__TASK INSTRUCTIONS__
Beginning with the first line, set down every line through the one containing "from math import pi", exactly as it appears, but not the pictures.

__EXTRACTED MATERIAL__
===
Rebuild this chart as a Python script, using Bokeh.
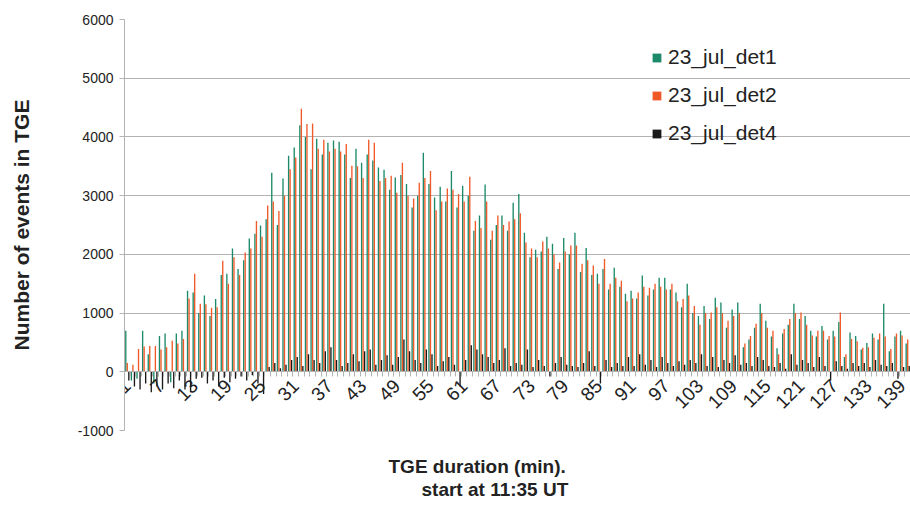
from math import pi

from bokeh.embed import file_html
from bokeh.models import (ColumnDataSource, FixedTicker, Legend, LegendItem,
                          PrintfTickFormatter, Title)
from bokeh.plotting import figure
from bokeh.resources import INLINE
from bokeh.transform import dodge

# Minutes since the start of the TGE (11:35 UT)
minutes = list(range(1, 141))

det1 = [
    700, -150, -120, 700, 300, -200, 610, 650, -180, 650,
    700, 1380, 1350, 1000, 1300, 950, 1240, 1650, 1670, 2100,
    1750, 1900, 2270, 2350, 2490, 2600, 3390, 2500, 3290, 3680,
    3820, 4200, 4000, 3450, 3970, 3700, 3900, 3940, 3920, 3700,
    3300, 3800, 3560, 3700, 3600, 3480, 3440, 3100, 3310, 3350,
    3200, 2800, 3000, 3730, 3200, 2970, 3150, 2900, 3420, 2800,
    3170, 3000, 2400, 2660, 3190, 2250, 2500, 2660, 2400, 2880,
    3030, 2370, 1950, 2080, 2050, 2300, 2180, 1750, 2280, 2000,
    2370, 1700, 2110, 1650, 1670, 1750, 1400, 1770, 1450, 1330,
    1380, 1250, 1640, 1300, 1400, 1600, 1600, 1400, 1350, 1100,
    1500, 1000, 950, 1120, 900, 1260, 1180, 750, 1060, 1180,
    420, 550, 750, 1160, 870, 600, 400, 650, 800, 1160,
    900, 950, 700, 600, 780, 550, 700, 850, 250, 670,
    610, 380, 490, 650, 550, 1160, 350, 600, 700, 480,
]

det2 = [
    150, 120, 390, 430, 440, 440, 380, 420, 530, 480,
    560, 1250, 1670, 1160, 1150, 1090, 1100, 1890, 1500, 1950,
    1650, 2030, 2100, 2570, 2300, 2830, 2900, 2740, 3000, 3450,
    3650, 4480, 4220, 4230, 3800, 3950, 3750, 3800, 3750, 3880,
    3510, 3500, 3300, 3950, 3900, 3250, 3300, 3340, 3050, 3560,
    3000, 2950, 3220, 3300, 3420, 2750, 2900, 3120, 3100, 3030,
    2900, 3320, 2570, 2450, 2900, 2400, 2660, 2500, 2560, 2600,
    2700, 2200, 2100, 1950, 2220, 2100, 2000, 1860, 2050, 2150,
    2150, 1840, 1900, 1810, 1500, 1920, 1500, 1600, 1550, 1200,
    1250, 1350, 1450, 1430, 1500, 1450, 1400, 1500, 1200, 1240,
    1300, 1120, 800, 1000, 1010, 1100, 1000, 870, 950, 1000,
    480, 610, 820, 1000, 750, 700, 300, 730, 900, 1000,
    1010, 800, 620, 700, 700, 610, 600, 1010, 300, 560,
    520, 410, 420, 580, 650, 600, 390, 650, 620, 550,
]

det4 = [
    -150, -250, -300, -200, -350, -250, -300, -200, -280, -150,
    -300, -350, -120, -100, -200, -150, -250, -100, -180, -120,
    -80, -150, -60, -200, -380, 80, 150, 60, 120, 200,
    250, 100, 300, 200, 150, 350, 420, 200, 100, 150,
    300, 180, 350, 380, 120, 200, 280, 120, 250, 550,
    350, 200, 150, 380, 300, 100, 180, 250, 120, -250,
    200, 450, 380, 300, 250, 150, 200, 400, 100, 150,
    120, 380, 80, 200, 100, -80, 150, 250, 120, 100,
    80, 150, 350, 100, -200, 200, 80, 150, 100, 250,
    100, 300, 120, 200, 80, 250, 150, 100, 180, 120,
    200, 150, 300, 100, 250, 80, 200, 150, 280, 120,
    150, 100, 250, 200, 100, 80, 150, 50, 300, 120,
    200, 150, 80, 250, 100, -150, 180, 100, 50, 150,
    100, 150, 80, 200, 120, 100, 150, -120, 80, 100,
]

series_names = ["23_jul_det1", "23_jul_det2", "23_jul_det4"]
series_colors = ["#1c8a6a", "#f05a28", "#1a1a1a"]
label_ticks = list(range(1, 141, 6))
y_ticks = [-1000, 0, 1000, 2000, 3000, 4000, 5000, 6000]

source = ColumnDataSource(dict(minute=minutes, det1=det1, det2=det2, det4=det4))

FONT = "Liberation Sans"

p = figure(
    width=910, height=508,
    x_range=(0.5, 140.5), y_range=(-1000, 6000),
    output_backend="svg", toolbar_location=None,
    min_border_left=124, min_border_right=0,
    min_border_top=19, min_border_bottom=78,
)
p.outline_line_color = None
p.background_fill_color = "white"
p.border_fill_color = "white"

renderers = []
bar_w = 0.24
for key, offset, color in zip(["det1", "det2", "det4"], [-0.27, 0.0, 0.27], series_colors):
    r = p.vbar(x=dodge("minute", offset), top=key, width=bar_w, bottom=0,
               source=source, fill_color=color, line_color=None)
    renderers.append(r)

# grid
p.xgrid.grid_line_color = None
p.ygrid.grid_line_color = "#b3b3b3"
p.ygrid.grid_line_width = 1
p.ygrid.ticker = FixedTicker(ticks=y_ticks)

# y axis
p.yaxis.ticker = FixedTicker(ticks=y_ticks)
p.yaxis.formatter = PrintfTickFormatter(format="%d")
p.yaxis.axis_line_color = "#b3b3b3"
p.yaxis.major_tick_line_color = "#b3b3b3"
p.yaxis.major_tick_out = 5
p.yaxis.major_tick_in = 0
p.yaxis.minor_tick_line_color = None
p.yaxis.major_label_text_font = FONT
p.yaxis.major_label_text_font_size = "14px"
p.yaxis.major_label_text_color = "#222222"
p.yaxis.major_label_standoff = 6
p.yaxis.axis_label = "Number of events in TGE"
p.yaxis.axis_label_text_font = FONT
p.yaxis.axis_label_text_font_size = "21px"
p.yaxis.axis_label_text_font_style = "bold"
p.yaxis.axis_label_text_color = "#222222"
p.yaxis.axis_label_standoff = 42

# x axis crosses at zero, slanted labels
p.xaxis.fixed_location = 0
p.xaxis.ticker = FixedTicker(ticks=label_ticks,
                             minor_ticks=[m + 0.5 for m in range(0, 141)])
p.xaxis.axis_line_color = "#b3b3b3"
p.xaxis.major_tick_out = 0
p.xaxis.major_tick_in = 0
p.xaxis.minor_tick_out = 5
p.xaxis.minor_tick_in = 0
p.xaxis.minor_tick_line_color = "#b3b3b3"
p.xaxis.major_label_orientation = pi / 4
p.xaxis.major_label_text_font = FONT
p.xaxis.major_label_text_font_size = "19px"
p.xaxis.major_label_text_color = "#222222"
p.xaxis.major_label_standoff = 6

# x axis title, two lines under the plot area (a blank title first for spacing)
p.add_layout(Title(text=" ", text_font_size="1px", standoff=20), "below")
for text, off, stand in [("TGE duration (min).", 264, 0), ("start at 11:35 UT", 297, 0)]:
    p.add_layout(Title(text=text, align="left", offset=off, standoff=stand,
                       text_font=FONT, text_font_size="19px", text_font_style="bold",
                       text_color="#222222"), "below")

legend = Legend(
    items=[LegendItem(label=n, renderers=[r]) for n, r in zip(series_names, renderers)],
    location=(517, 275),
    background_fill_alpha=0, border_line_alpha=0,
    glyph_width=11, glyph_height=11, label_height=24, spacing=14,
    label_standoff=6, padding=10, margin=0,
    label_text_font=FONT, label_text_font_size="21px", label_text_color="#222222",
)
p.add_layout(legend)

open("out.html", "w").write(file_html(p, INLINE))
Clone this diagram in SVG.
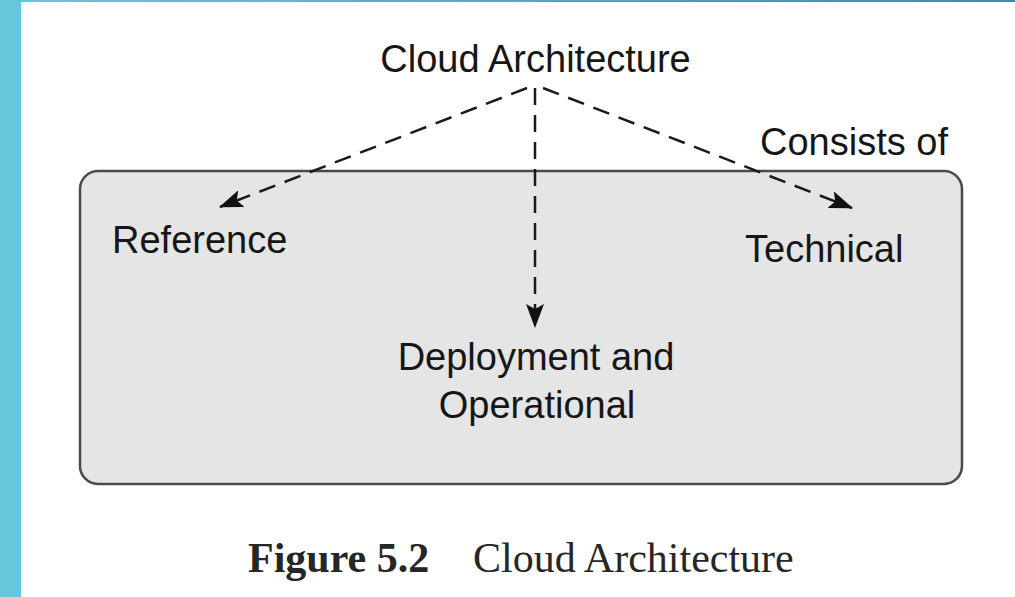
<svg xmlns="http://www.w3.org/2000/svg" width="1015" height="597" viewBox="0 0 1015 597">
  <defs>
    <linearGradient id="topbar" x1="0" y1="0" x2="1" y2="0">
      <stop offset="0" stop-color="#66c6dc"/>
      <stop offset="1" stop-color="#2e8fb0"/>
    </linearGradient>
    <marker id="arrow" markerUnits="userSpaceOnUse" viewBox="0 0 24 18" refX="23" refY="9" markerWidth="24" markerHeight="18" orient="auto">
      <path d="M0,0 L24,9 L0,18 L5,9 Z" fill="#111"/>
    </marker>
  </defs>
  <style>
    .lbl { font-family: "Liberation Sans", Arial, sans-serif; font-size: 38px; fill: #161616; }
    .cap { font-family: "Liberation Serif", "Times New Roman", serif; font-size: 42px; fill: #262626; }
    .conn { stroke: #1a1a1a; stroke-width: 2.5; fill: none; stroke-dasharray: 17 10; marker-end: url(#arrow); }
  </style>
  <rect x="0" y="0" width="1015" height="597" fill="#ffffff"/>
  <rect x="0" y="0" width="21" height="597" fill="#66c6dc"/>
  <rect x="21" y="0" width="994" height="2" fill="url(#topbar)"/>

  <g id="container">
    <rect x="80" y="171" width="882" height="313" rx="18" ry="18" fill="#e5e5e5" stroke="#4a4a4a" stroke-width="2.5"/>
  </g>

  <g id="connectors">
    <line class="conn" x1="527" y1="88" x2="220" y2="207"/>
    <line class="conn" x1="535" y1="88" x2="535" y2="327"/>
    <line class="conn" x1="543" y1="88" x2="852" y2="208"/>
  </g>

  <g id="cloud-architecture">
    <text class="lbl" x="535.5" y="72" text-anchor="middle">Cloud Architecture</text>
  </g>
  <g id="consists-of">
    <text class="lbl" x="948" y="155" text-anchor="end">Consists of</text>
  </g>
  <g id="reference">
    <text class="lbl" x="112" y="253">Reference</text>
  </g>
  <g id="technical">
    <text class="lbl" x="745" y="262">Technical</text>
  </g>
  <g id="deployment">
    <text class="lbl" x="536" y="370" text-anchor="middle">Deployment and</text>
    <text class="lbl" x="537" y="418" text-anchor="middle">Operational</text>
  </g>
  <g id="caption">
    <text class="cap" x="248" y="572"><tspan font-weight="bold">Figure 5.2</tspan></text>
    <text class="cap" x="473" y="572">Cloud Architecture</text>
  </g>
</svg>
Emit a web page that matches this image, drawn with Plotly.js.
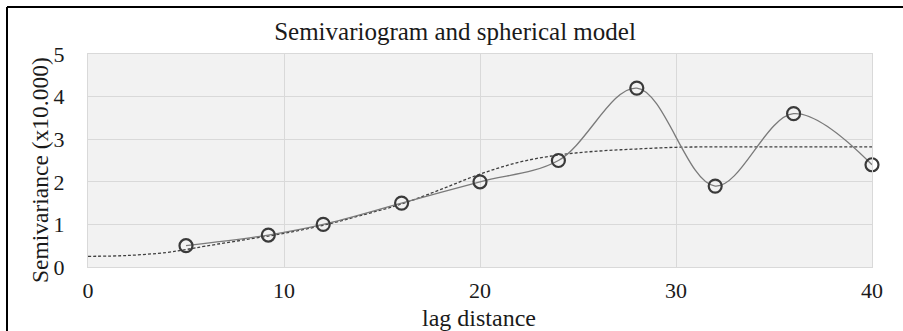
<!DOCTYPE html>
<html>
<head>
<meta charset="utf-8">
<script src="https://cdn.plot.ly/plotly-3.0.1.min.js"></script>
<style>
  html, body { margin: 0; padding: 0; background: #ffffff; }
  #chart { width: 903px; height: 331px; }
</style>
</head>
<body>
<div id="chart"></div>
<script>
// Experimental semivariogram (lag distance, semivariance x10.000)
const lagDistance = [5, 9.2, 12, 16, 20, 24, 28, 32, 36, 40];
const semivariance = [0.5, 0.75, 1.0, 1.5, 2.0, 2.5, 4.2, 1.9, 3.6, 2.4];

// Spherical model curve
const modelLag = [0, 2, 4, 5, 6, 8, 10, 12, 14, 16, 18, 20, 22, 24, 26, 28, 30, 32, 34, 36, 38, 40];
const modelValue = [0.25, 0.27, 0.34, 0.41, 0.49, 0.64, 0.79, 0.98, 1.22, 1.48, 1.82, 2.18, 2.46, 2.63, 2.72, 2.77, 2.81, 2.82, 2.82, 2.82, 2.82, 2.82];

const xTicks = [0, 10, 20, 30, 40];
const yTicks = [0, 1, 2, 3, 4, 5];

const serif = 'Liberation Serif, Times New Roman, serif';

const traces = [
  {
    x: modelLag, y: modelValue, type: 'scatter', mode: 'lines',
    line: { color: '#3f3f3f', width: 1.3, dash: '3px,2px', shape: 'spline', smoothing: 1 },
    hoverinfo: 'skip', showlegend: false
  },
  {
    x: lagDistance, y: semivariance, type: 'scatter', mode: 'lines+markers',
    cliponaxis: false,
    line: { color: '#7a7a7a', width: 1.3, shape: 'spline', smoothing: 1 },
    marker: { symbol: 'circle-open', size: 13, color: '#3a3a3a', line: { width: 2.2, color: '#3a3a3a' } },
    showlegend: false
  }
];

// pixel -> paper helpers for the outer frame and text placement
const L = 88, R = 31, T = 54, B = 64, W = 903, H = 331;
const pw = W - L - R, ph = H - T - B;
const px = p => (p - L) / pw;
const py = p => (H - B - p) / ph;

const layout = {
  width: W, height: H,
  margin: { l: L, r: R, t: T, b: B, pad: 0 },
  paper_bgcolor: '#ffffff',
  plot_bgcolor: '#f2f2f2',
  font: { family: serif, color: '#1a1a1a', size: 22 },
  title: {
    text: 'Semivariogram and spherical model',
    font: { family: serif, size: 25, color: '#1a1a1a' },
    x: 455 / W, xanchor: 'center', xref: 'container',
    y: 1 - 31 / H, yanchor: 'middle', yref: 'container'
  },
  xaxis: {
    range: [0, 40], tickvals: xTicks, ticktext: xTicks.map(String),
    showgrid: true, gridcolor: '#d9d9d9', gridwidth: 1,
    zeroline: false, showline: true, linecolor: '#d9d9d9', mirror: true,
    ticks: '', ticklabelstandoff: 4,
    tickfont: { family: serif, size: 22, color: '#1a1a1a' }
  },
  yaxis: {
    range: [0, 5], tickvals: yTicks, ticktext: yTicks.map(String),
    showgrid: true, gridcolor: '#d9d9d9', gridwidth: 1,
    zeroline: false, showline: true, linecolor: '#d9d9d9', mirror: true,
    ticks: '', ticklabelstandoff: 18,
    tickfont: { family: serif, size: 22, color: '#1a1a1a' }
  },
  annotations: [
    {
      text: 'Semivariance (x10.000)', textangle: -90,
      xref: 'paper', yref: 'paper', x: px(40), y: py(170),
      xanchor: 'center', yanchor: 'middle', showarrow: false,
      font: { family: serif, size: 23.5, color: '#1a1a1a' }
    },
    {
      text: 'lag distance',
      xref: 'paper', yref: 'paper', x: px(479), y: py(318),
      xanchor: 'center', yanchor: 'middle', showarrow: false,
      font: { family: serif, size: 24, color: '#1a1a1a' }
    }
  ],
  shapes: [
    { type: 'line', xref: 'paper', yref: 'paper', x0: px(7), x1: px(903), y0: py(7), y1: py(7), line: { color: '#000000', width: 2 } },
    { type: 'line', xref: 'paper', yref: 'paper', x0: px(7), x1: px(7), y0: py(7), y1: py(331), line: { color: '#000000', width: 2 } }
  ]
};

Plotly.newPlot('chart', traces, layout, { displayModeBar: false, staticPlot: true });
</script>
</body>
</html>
===
__RESULT FOR THIS TASK__
Rebuild this chart as a Python script, using Bokeh.
from math import pi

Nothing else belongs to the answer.